There are other hidden costs to the cloud that go beyond technical considerations and the biggest one is the question of ownership. That directly comes up in relation to cloud data storage. Of course, you own your files and most services will insist on that. That might not always be the case and things can get a bit murky when it comes to services that let you post photos, stories, and more. Some are known to have sneaked in provisions that give them permission to "advertise" your content.

It might get even more convoluted when you consider the software itself. Truth be told, the software that you've been buying even way back during the day of floppy disks isn't really yours. What you've bought is simply a copy of the software and the legal permission to use it within certain limits, a.k.a. a license.
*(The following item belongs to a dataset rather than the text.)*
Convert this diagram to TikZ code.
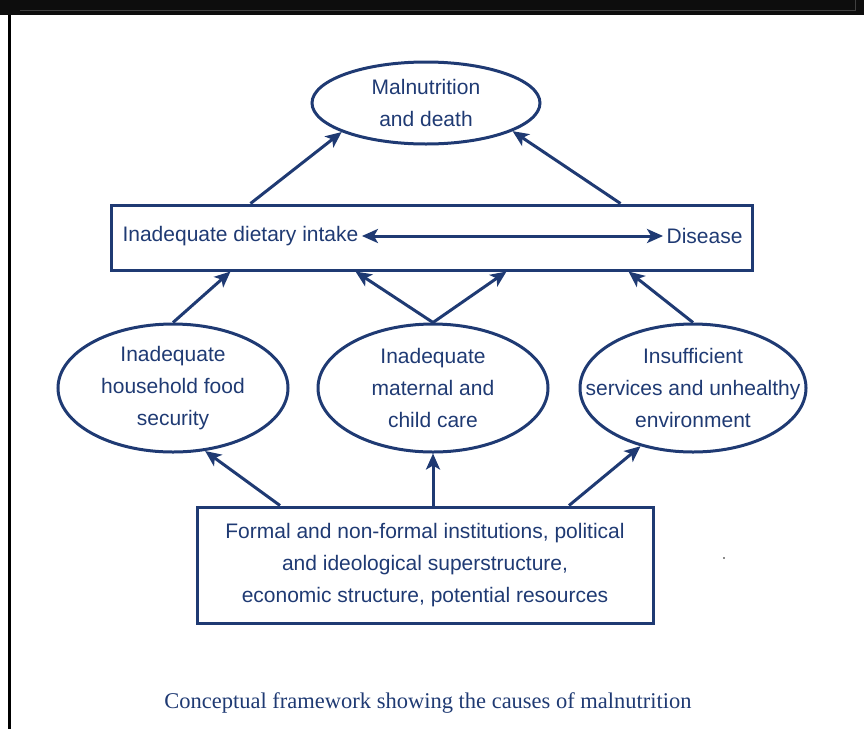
\documentclass[tikz,border=0pt]{standalone}
\usepackage{fontspec}
\setmainfont{Liberation Sans}
\newfontfamily\capfont{Liberation Serif}
\usetikzlibrary{shapes.geometric, arrows.meta, positioning, calc}
\definecolor{navy}{RGB}{31,58,115}

\begin{document}
\begin{tikzpicture}[
    x=1pt, y=-1pt,
    oval/.style={draw=navy, ellipse, line width=3pt, minimum width=230pt, minimum height=128pt, inner sep=0pt},
    box/.style={draw=navy, rectangle, line width=3pt, inner sep=0pt},
    oval text/.style={align=center, text=navy, font=\fontsize{21}{32}\selectfont},
    arr/.style={-{Stealth[length=16pt, width=14pt, inset=4pt]}, draw=navy, line width=3pt}
]
\useasboundingbox (0,0) rectangle (864,729);

% Rahmen
\fill[black!95] (0,0) rectangle (864,15);
\draw[black!75, line width=0.8pt] (20,10) -- (855,10) -- (855,0);
\fill[black] (8,15) rectangle (11,729);
\fill[black!45] (723,557) rectangle (725,559);

% Nodes
\node[oval, minimum width=228pt, minimum height=82pt, label={[oval text]center:{Malnutrition\\and death}}] (death) at (426,103) {};

\node[box, minimum width=641pt, minimum height=65pt] (intake) at (431.5,237.5) {};
\node[oval text, anchor=west] (diet) at (119,236) {Inadequate dietary intake};
\node[oval text, anchor=east] (disease) at (746,236) {Disease};

\node[oval, label={[oval text]center:{Inadequate\\household food\\security}}] (food) at (173,388) {};
\node[oval, label={[oval text]center:{Inadequate\\maternal and\\child care}}] (care) at (433,388) {};
\node[oval, minimum width=226pt, label={[oval text]center:{Insufficient\\services and unhealthy\\environment}}] (env) at (693,388) {};

\node[box, minimum width=456pt, minimum height=116pt, label={[oval text]center:{Formal and non-formal institutions, political\\and ideological superstructure,\\economic structure, potential resources}}] (basic) at (425,565) {};

\node[text=navy, font=\capfont\fontsize{22.5}{26}\selectfont] (caption) at (428,703) {Conceptual framework showing the causes of malnutrition};

% Pfeile
\draw[arr] ([xshift=-181pt]intake.north) -- (death.199);
\draw[arr] ([xshift=189pt]intake.north) -- (death.342);
\draw[arr, {Stealth[length=16pt, width=14pt, inset=4pt]}-{Stealth[length=16pt, width=14pt, inset=4pt]}] (diet) -- (disease);

\draw[arr] (food.north) -- ([xshift=-201pt]intake.south);
\draw[arr] (care.north) -- ([xshift=-76pt]intake.south);
\draw[arr] (care.north) -- ([xshift=75pt]intake.south);
\draw[arr] (env.north) -- ([xshift=197pt]intake.south);

\draw[arr] ([xshift=-145pt]basic.north) -- (food.297);
\draw[arr] (basic.north -| care) -- (care.south);
\draw[arr] ([xshift=144pt]basic.north) -- (env.228);

\end{tikzpicture}
\end{document}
Just like with buying a book, you don't magically become the author once you buy it, but you do own a copy of it to use as you please. Legally, of course. With software that's stored and running on remote servers, there's even lesser sense of ownership, much less control. You may not have to worry about having to update them yourself but you will have to worry about no longer being able to access them in the future.

With this kind of distribution model, users are completely at the mercy of developers, publishers, and owners. They can withhold access from some users for some violation with no recourse for an appeal. They can decide to discontinue a product and take it down permanently. They may decide to withdraw from your market while still doing business in another. And in all those cases, users won't have a copy of the software they've become so dependent on.


The Cloud has completely changed the way most of us work and live. Collaboration happens via Dropbox or Google Drive. Software updates regularly happen in the background; Games will soon be playable from just web browsers.

It has definitely given people a lot of power but, ironically, it is also taking away most of their control. Just like empires, cloud services rise and fall. Internet connections can disappear in the most random ways. So when you put all your eggs in the cloud, be prepared for them to fall and break once in a while.